“My Dad would have been fascinated by the new Speed Twin. He still would have looked for ways to improve it, but I think even he may have struggled.”
This are the words of Mike Wicksteed, eight decades after his father Ivan lapped the Brooklands circuit at 118.02mph on the modern-day bike’s ancestor. And five minutes after his first outing on the 2019 model.
Mike, who also owns a 1956 500cc Triumph Tiger 100, admits the new Speed Twin is a far cry from the Triumphs he grew up around in Ivan’s workshop.
Mike Wicksteed, son of record breaker Ivan, at the launch of the new Speed Twin
A rare breed
“The 500c twin cylinder bike he modified had no front brake, a very ineffectual rear drum brake, no rear suspension, girder front forks with less than two inches travel. According to Dad, the track was as rough as hell, so to hit the kind of speeds he did was incredible,” he says: “He and his like were a very rare breed who were always competitive and always trying to push the boundaries like Triumph still does today.”
At the launch of the Factory Visitor Experience Speed Twin Legends Exhibition, Mike was given the immense privilege of riding the recently restored record-breaking original bike. He says the difference between the two is enormous… but insists the DNA is still there.
Mike was also lucky enough to ride the original replica bike built by Titch Allen and his son Roger in several ‘demonstration’ rides at Mallory Park: “The brakes were virtually non-existent with very narrow bars and negligible suspension, it was a real fight to get it round the circuit, a million miles from today’s bike. My father and his peers must have been unbelievably courageous because they frequently ignored advice from the specialists of the time in that insatiable quest for speed,” he says.
A leap of faith
Mike was joined on the test ride into history past by his son. Ben is a fellow engineer and is also a engine design manager with Land Rover Jaguar. He recalls long childhood conversations with his grandad about the fundamentals of engineering.
“He was fascinating to listen to, he told me how improving performance used to be all about trial and error. It was a leap of faith and very time-consuming. Each adjustment required a day’s trip down to Brooklands to test its effectiveness. He obviously had a hunch for what would work and what wouldn’t.”
No stopping them
Development hurdles for Ivan and his partner Marius Winslow included scrapped cylinder heads, piston seizures and broken cylinder base. Not to mention being snubbed by the-then Triumph Managing Director Edward Turner when they asked him for the company’s radical 500cc vertical twin to use at Brooklands.
Winslow then bought the bike and financed the project himself and the rest is, well you know…
Mike adds: “The next year after they broke the record, Triumph offered all the help that was needed and took out adverts in the newspapers congratulating them for their magnificent achievement.

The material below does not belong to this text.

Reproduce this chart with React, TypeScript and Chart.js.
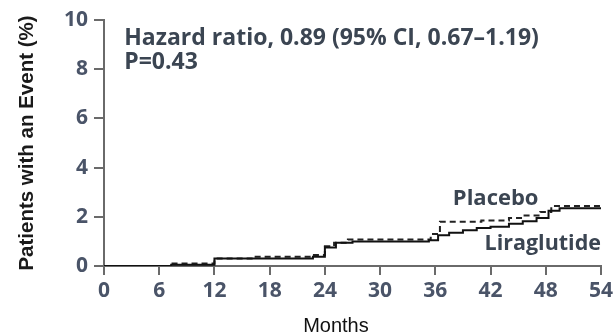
import React, { useEffect, useRef } from "react";
import { Chart, registerables } from "chart.js";

Chart.register(...registerables);

const monthTicks = [0, 6, 12, 18, 24, 30, 36, 42, 48, 54];
const pctTicks = [0, 2, 4, 6, 8, 10];

const placeboMonths = [0, 7.3, 12, 16.2, 22.5, 24, 25, 26.5, 35.5, 36.5, 41, 44, 45.5, 47.4, 48.6, 54];
const placeboPct = [0, 0.1, 0.3, 0.38, 0.45, 0.8, 0.95, 1.08, 1.3, 1.8, 1.85, 1.95, 2.05, 2.2, 2.44, 2.46];

const liraMonths = [0, 7.3, 12, 22.7, 24, 25.2, 27, 35.3, 36.3, 37.5, 39, 40.5, 42, 44, 45.5, 47, 48.3, 49.5, 54];
const liraPct = [0, 0.05, 0.3, 0.38, 0.75, 0.95, 1.0, 1.05, 1.25, 1.35, 1.45, 1.54, 1.6, 1.72, 1.82, 1.95, 2.25, 2.35, 2.36];

const hazardText = "Hazard ratio, 0.89 (95% CI, 0.67\u20131.19)";
const pText = "P=0.43";
const placeboLabel = "Placebo";
const liraLabel = "Liraglutide";
const xTitle = "Months";
const yTitle = "Patients with an Event (%)";

const TEXT_COLOR = "#3b4552";
const TICK_COLOR = "#4a5468";
const AXIS_COLOR = "#6a6a6a";

const textPlugin = {
  id: "annotText",
  afterDraw(chart: any) {
    const ctx = chart.ctx;
    const xs = chart.scales.x;
    const ys = chart.scales.y;
    ctx.save();
    ctx.fillStyle = TEXT_COLOR;
    ctx.textBaseline = "alphabetic";
    ctx.textAlign = "left";
    ctx.font = "bold 23px 'Open Sans'";
    ctx.fillText(hazardText, xs.getPixelForValue(2.2), ys.getPixelForValue(9.0));
    ctx.fillText(pText, xs.getPixelForValue(2.2), ys.getPixelForValue(8.0));
    ctx.font = "bold 22px 'Open Sans'";
    ctx.fillText(placeboLabel, xs.getPixelForValue(37.9), ys.getPixelForValue(2.48));
    ctx.font = "bold 21.5px 'Open Sans'";
    ctx.textAlign = "right";
    ctx.fillText(liraLabel, xs.getPixelForValue(54), ys.getPixelForValue(0.65));
    ctx.fillStyle = "#111";
    ctx.textAlign = "center";
    ctx.font = "20px 'Liberation Sans'";
    ctx.fillText(xTitle, xs.getPixelForValue(25.2), 332);
    ctx.restore();
  },
};

export default function App() {
  const ref = useRef<HTMLCanvasElement | null>(null);
  useEffect(() => {
    if (!ref.current) return;
    const chart = new Chart(ref.current, {
      type: "line",
      data: {
        datasets: [
          {
            label: liraLabel,
            data: liraMonths.map((m, i) => ({ x: m, y: liraPct[i] })),
            borderColor: "#111111",
            borderWidth: 2,
            stepped: true,
            pointRadius: 0,
            fill: false,
          },
          {
            label: placeboLabel,
            data: placeboMonths.map((m, i) => ({ x: m, y: placeboPct[i] })),
            borderColor: "#222222",
            borderWidth: 2,
            borderDash: [6, 4],
            stepped: true,
            pointRadius: 0,
            fill: false,
          },
        ],
      },
      options: {
        animation: false,
        responsive: false,
        maintainAspectRatio: false,
        layout: { padding: { top: 20, right: 15, left: 0, bottom: 0 } },
        plugins: { legend: { display: false }, tooltip: { enabled: false } },
        scales: {
          x: {
            type: "linear",
            min: 0,
            max: 54,
            afterFit: (s: any) => {
              s.height = 68;
            },
            afterBuildTicks: (s: any) => {
              s.ticks = monthTicks.map((v) => ({ value: v }));
            },
            grid: { display: true, drawOnChartArea: false, drawTicks: true, tickLength: 9, color: AXIS_COLOR, lineWidth: 2 },
            border: { display: true, color: AXIS_COLOR, width: 2 },
            ticks: { color: TICK_COLOR, font: { family: "'Open Sans'", size: 21, weight: "bold" }, padding: 3, maxRotation: 0, autoSkip: false },
          },
          y: {
            type: "linear",
            min: 0,
            max: 10,
            afterFit: (s: any) => {
              s.width = 104;
            },
            afterBuildTicks: (s: any) => {
              s.ticks = pctTicks.map((v) => ({ value: v }));
            },
            grid: { display: true, drawOnChartArea: false, drawTicks: true, tickLength: 10, color: AXIS_COLOR, lineWidth: 2 },
            border: { display: true, color: AXIS_COLOR, width: 2 },
            ticks: { color: TICK_COLOR, font: { family: "'Open Sans'", size: 21, weight: "bold" }, padding: 6, autoSkip: false },
            title: {
              display: true,
              text: yTitle,
              color: "#1a1a1a",
              font: { family: "'Liberation Sans'", size: 20.5, weight: "bold" },
              padding: { top: 15, bottom: 0 },
            },
          },
        },
      },
      plugins: [textPlugin],
    });
    return () => chart.destroy();
  }, []);
  return (
    <div style={{ position: "fixed", left: 0, top: 0, width: 616, height: 334, background: "#fff" }}>
      <canvas ref={ref} width={616} height={334} style={{ width: 616, height: 334, display: "block" }} />
    </div>
  );
}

I’ve still got copies of the papers at home.
“Because of the big part Triumph has played in our lives as a family, getting on the new bike definitely feels very nostalgic for me. It’s the polar opposite of Dad’s bike, with rider modes, superb counterbalance and suspension he could have only dreamed of.”
The Speed Twin’s DNA lives on…
Breaking records and pushing the limits was a serious business for Ivan Wicksteed. His passion for speed started at 14 and saw him first race at Brooklands aged 18 after requesting the day off school for a dental appointment.
Mike adds: “The new Speed Twin bike is fun and designed deliberately to be retro looking. I’m thrilled the team made sure the DNA lives on.